A few "short answers"....
First, about keeping track of their progress this-- that's entirely on their side of the equation. However far along I think they may be when I will see them next, that isn't at all where it turns out that they're at-- they have either sped past my assessment by virtue of practice, epiphanies gained through listening to good musical models, hanging out with a better player, etc., or they have been busier than they thought they would be, and have lost progress or failed to make any due to lack of application.

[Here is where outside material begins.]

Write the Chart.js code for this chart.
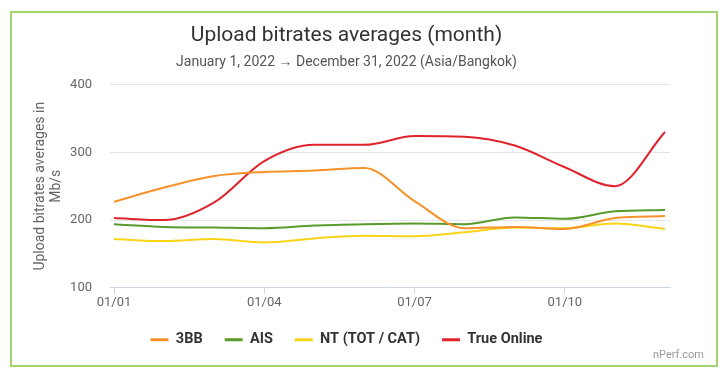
<!DOCTYPE html>
<html lang="en">
<head>
    <meta charset="UTF-8">
    <title>Upload bitrates averages (month)</title>
    <style>
        body { margin: 0; background: #fff; }
        #wrap { position: relative; width: 728px; height: 376px; }
        #frame {
            position: absolute; left: 10px; top: 11px; width: 704px; height: 352px;
            border: 2px solid #a3d36d; pointer-events: none;
        }
        #credit {
            position: absolute; right: 24px; top: 348px;
            font: 11px Roboto, sans-serif; color: #999;
        }
    </style>
    <script src="https://cdn.jsdelivr.net/npm/chart.js"></script>
</head>
<body>
    <div id="wrap">
        <canvas id="grafico"></canvas>
        <div id="frame"></div>
        <div id="credit">nPerf.com</div>
    </div>

    <script>
        // months (first day of each month)
        const mois = ['01/01', '01/02', '01/03', '01/04', '01/05', '01/06',
                      '01/07', '01/08', '01/09', '01/10', '01/11', '01/12'];
        const tickMois = [0, 3, 6, 9];

        const val3BB = [227, 248, 265, 271, 273, 277, 228, 188, 190, 187, 203, 206];
        const valAIS = [194, 190, 189, 188, 192, 194, 195, 194, 204, 202, 213, 215];
        const valNT = [172, 169, 172, 167, 173, 177, 176, 182, 189, 188, 195, 187];
        const valTrue = [203, 200, 226, 287, 311, 311, 324, 323, 310, 278, 250, 330];

        function serie(label, vals, color) {
            return {
                label: label,
                data: vals.map((v, i) => ({ x: i, y: v })),
                borderColor: color,
                backgroundColor: color,
                borderWidth: 2,
                pointRadius: 0,
                cubicInterpolationMode: 'monotone',
                fill: false
            };
        }

        const ctx = document.getElementById('grafico').getContext('2d');
        new Chart(ctx, {
            type: 'line',
            data: {
                datasets: [
                    serie('3BB', val3BB, '#f7922a'),
                    serie('AIS', valAIS, '#5a9a2b'),
                    serie('NT (TOT / CAT)', valNT, '#f8d418'),
                    serie('True Online', valTrue, '#e0232b')
                ]
            },
            options: {
                responsive: true,
                maintainAspectRatio: false,
                animation: false,
                layout: { padding: { left: 23, right: 58, top: 0, bottom: 19 } },
                plugins: {
                    title: {
                        display: true,
                        text: 'Upload bitrates averages (month)',
                        color: '#333',
                        font: { family: 'Roboto', size: 21, weight: 'normal' },
                        padding: { top: 23, bottom: 6 }
                    },
                    subtitle: {
                        display: true,
                        text: 'January 1, 2022 \u2192 December 31, 2022 (Asia/Bangkok)',
                        color: '#555',
                        font: { family: 'Roboto', size: 14 },
                        padding: { top: 0, bottom: 13.5 }
                    },
                    legend: {
                        position: 'bottom',
                        labels: {
                            boxWidth: 18,
                            boxHeight: 3,
                            padding: 22,
                            color: '#333',
                            font: { family: 'Roboto', size: 14.5, weight: 'bold' },
                            generateLabels: (chart) =>
                                Chart.defaults.plugins.legend.labels.generateLabels(chart)
                                    .map(l => Object.assign(l, { lineWidth: 0 }))
                        }
                    },
                    tooltip: { enabled: false }
                },
                scales: {
                    x: {
                        type: 'linear',
                        min: -0.08,
                        max: 11.1,
                        afterBuildTicks: (axis) => {
                            axis.ticks = tickMois.map(v => ({ value: v }));
                        },
                        afterFit: (axis) => { axis.height -= 1; },
                        ticks: {
                            autoSkip: false,
                            maxRotation: 0,
                            color: '#666',
                            font: { family: 'Roboto', size: 13 },
                            padding: 1,
                            callback: (v) => mois[v]
                        },
                        grid: {
                            drawOnChartArea: false,
                            drawTicks: true,
                            tickLength: 6,
                            color: '#ccd6eb'
                        },
                        border: { color: '#ccd6eb', width: 1 }
                    },
                    y: {
                        min: 100,
                        max: 400,
                        afterFit: (axis) => { axis.width = 87; },
                        ticks: {
                            stepSize: 100,
                            color: '#666',
                            font: { family: 'Roboto', size: 13 },
                            padding: 18
                        },
                        grid: { color: '#e6e6e6', drawTicks: false },
                        border: { display: false },
                        title: {
                            display: true,
                            text: ['Upload bitrates averages in', 'Mb/s'],
                            color: '#666',
                            font: { family: 'Roboto', size: 14, lineHeight: 1.1 },
                            padding: { top: 10, bottom: 0 }
                        }
                    }
                }
            }
        });
    </script>
</body>
</html>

When I work with them privately, it's on them to say what they want to work on, when they arrive. When they have not moved forward, we just repeat what we did last time, using the "lesson" time as part of the practice they missed, and then I assign motivating homework-- such as, "Choose four songs to bring next time, that you really want to play. Let's not waste our time together doing that, OK?"
Or, often, they have found a more accurate approach-- they have realized what little thing has been blocking their propgress, and they want to make a shift in focus or talk about what they spotted.
I have one big luxury in this-- time. I can give them a half hour or a few hours, and anything in between. One day I thought it would be a half hour of strum patterns, with myself modeling on autopharp anf the "student" on lap duilimer. But what needed to happen that day was how to simplify arrangements. So we worked throuhg a songbook he's using, that I also have used, and we did arragements and jammed them smooth for about an hour and a half. It was very satisfying and I never noticed the time rush by till my shoulder gave out!
A second answer-- our band is primarily a singalong band-- we play and songlead all forms of gospel. We also do some tin pan alley, and some oldtime, some Irish.... in a more "performer" mode we do fiddle tunes... the core group plays weekly for church services, and we are organizing concerts with Mudcat contacts. A recent description of "presenting" some of our people is in the thread, "When the Band Can't Come."
I think what we are "teaching" is not any specific instrument, but "Musicianship 101."
It's good you are inviting me to think about this more, BTW.